The PPF views the undertaking initially as a two-year effort. The Consultative Forum on China is comprised of more than 30 members (and designates) who meet every quarter. We imagine that each session of the Consultative Forum will include a briefing on the state of talks between the two countries and then focus on one or two aspects of the relationship. The core membership would be supplemented at these meetings by additional experts/speakers relevant to the particular topic for that session. Early topics could include public opinion, security, investment rules, non-commercial engagement programs, sectoral approaches, etc. Partners would help shape the agenda.
The Public Policy Form will act as the Secretariat for the Consultative Forum and organize each of the meetings. The PPF would commit to commissioning a ‘white paper’ in advance of each meeting that would serve as a kick-off for the discussion. The PPF will partner with the Asia-Pacific Foundation as well as drawing on academics and others with specific areas of knowledge.
Partners will play a leadership role in the initiative in external communications, speaking roles and public events.

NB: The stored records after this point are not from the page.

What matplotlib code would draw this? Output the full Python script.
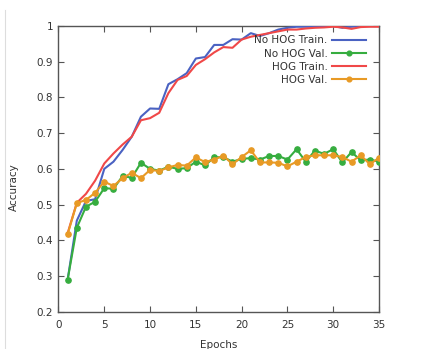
import matplotlib
matplotlib.use("Agg")
import matplotlib.pyplot as plt
from matplotlib.lines import Line2D

epochs = list(range(1, 36))

nohog_train = [0.29, 0.455, 0.51, 0.515, 0.60, 0.62, 0.653, 0.69, 0.746, 0.769,
               0.768, 0.837, 0.851, 0.868, 0.909, 0.913, 0.947, 0.947, 0.963, 0.962,
               0.98, 0.972, 0.98, 0.99, 0.995, 0.998, 0.998, 0.998, 1.0, 1.0,
               0.995, 0.998, 1.0, 1.0, 1.0]
nohog_val = [0.29, 0.435, 0.494, 0.508, 0.546, 0.544, 0.58, 0.575, 0.617, 0.60,
             0.595, 0.606, 0.60, 0.602, 0.62, 0.61, 0.632, 0.633, 0.62, 0.628,
             0.63, 0.626, 0.636, 0.636, 0.626, 0.655, 0.62, 0.651, 0.642, 0.655,
             0.618, 0.647, 0.624, 0.626, 0.62]
hog_train = [0.42, 0.505, 0.53, 0.567, 0.615, 0.643, 0.668, 0.69, 0.736, 0.742,
             0.757, 0.812, 0.849, 0.86, 0.891, 0.907, 0.926, 0.941, 0.939, 0.962,
             0.97, 0.975, 0.98, 0.985, 0.99, 0.99, 0.993, 0.995, 0.996, 0.998,
             0.996, 0.992, 0.997, 0.998, 0.998]
hog_val = [0.417, 0.504, 0.513, 0.533, 0.564, 0.552, 0.574, 0.589, 0.574, 0.597,
           0.594, 0.604, 0.611, 0.609, 0.632, 0.619, 0.626, 0.637, 0.613, 0.633,
           0.652, 0.618, 0.618, 0.617, 0.607, 0.62, 0.633, 0.638, 0.638, 0.638,
           0.633, 0.62, 0.638, 0.613, 0.631]

labels = ["No HOG Train.", "No HOG Val.", "HOG Train.", "HOG Val."]
colors = ["#4a62c2", "#36ad3f", "#f04848", "#e89a25"]
xticks = [0, 5, 10, 15, 20, 25, 30, 35]
yticks = [0.2, 0.3, 0.4, 0.5, 0.6, 0.7, 0.8, 0.9, 1.0]
yticklabels = ["0.2", "0.3", "0.4", "0.5", "0.6", "0.7", "0.8", "0.9", "1"]

plt.rcParams['font.family'] = ['DejaVu Sans']
fs = 7.5
textc = "#333333"

fig = plt.figure(figsize=(4.29, 3.49), dpi=100)
W, H = 429, 349
l, r, t, b = 58.5, 379, 26, 311.7
ax = fig.add_axes([l / W, 1 - b / H, (r - l) / W, (b - t) / H])

ax.plot(epochs, nohog_train, color=colors[0], lw=1.5, label=labels[0], zorder=3)
ax.plot(epochs, nohog_val, color=colors[1], lw=1.5, marker='o', ms=3.8,
        label=labels[1], zorder=4)
ax.plot(epochs, hog_train, color=colors[2], lw=1.5, label=labels[2], zorder=3)
ax.plot(epochs, hog_val, color=colors[3], lw=1.5, marker='o', ms=3.8,
        label=labels[3], zorder=4)

ax.set_xlim(0, 35)
ax.set_ylim(0.2, 1.0)
ax.set_xticks(xticks)
ax.set_yticks(yticks)
ax.set_yticklabels(yticklabels)
ax.tick_params(direction='in', length=4, width=0.8, top=True, right=True,
               labelsize=fs, labelcolor=textc, color="#555555", pad=4)
ax.tick_params(axis='x', pad=6)
for s in ax.spines.values():
    s.set_color("#555555")
    s.set_linewidth(1.0)

leg = ax.legend(loc='upper right', bbox_to_anchor=(0.9594, 0.967),
                frameon=False, markerfirst=False, fontsize=fs,
                handlelength=3.3, handletextpad=0.4, labelspacing=0.3,
                borderpad=0, borderaxespad=0, markerscale=0.9)
for txt in leg.get_texts():
    txt.set_color(textc)

fig.text(14 / W, 1 - 187 / H, "Accuracy", rotation=90, fontsize=fs,
         color=textc, ha='center', va='center')
fig.text(218.8 / W, 1 - 345 / H, "Epochs", fontsize=fs, color=textc,
         ha='center', va='center')

fig.add_artist(Line2D([5 / W, 5 / W], [0, 1 - 10 / H], transform=fig.transFigure,
                      color="#dddddd", lw=0.8))

fig.savefig("out.png", dpi=100)
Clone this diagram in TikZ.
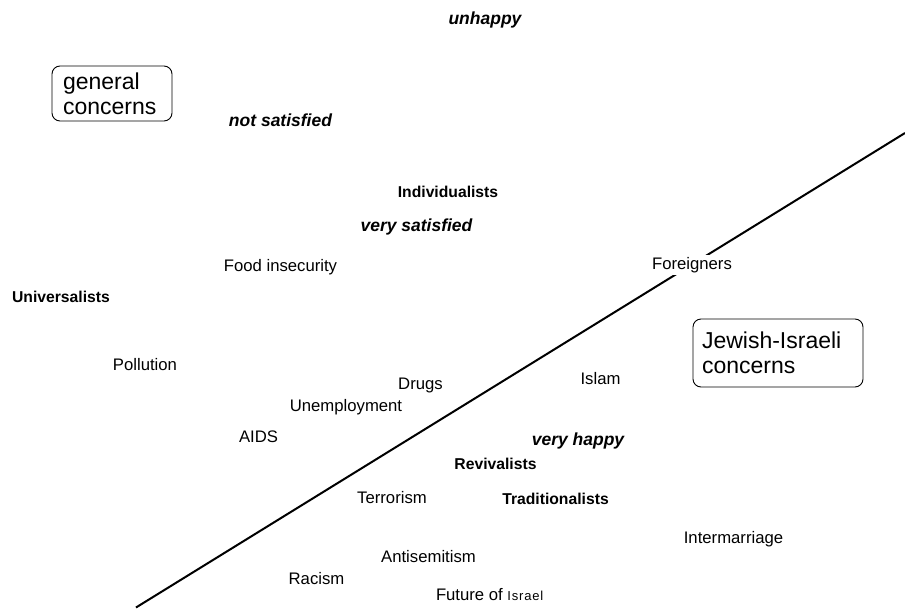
\documentclass[tikz,border=0pt]{standalone}
\usepackage{fontspec}
\setmainfont{Liberation Sans}
\usepackage{tikz}

\begin{document}
\begin{tikzpicture}[x = 1pt, y = -1pt, line width = 2pt,
                        concern/.style = {inner sep = 1pt, font = \fontsize{16.7}{20}\selectfont},
                        group/.style = {inner sep = 1pt, font = \fontsize{15.7}{19}\selectfont\bfseries},
                        mood/.style = {inner sep = 1pt, font = \fontsize{17.5}{20}\selectfont\bfseries\itshape},
                        field/.style = {draw, line width = 0.9pt, rounded corners = 8pt, align = left,
                                        inner ysep = 0pt, font = \fontsize{23}{25}\selectfont}]
      \useasboundingbox (0, 0) rectangle (905, 608);
      \coordinate (lo) at (136, 607.5);
      \coordinate (hi) at (905, 133);
      \draw (lo) -- (hi);
      \node [field, text width = 98pt, inner xsep = 11pt, minimum height = 55pt] (general) at (112, 93.5){general\\concerns};
      \node [field, text width = 152pt, inner xsep = 9pt, minimum height = 68pt] (jewish) at (778, 353){Jewish-Israeli\\concerns};
      \node [mood] (unhappy) at (485, 20){unhappy};
      \node [mood] (notsat) at (280.5, 120){not satisfied};
      \node [mood] (verysat) at (416.5, 226.5){very satisfied};
      \node [mood] (veryhappy) at (578, 441){very happy};
      \node [group] (individ) at (448, 192){Individualists};
      \node [group] (universal) at (61, 296.5){Universalists};
      \node [group] (revival) at (495.5, 463.5){Revivalists};
      \node [group] (tradition) at (555.5, 498.5){Traditionalists};
      \node [concern] (food) at (280.5, 267.5){Food insecurity};
      \node [concern] (pollution) at (145, 365){Pollution};
      \node [concern] (drugs) at (420.5, 385.5){Drugs};
      \node [concern] (unemploy) at (346, 407){Unemployment};
      \node [concern] (aids) at (258.5, 436.5){AIDS};
      \node [concern] (terror) at (392, 498){Terrorism};
      \node [concern] (antisem) at (428.5, 557){Antisemitism};
      \node [concern] (racism) at (316.5, 579){Racism};
      \node [concern, anchor = base west] (future) at (434, 600){Future of {\fontsize{13}{15}\selectfont\addfontfeature{LetterSpace = 6}Israel}};
      \node [concern, fill = white, inner sep = 2pt] (foreign) at (692, 265){Foreigners};
      \node [concern] (islam) at (600.5, 378.5){Islam};
      \node [concern] (intermar) at (733.5, 539.5){Intermarriage};
    \end{tikzpicture}
\end{document}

In all cases, the PPF will ensure that the foremost experts are at the table and that a diversity of voices are represented.
The Public Policy Forum works with all levels of government and the public service, the private sector, labour, post-secondary institutions, NGOs and Indigenous groups to improve policy outcomes for Canadians. As a non-partisan, member-based organization, we work from “inclusion to conclusion,” by convening discussions on fundamental policy issues and by identifying new options and paths forward. For 30 years, the Public Policy Forum has broken down barriers among sectors, contributing to meaningful change that builds a better Canada.
The PPF is well positioned to host such an initiative given the diversity of our membership, the inclusive nature of our dialogues, our convening and research capacities, and a long-standing and trusting relationship with a variety of constituencies, including the public service.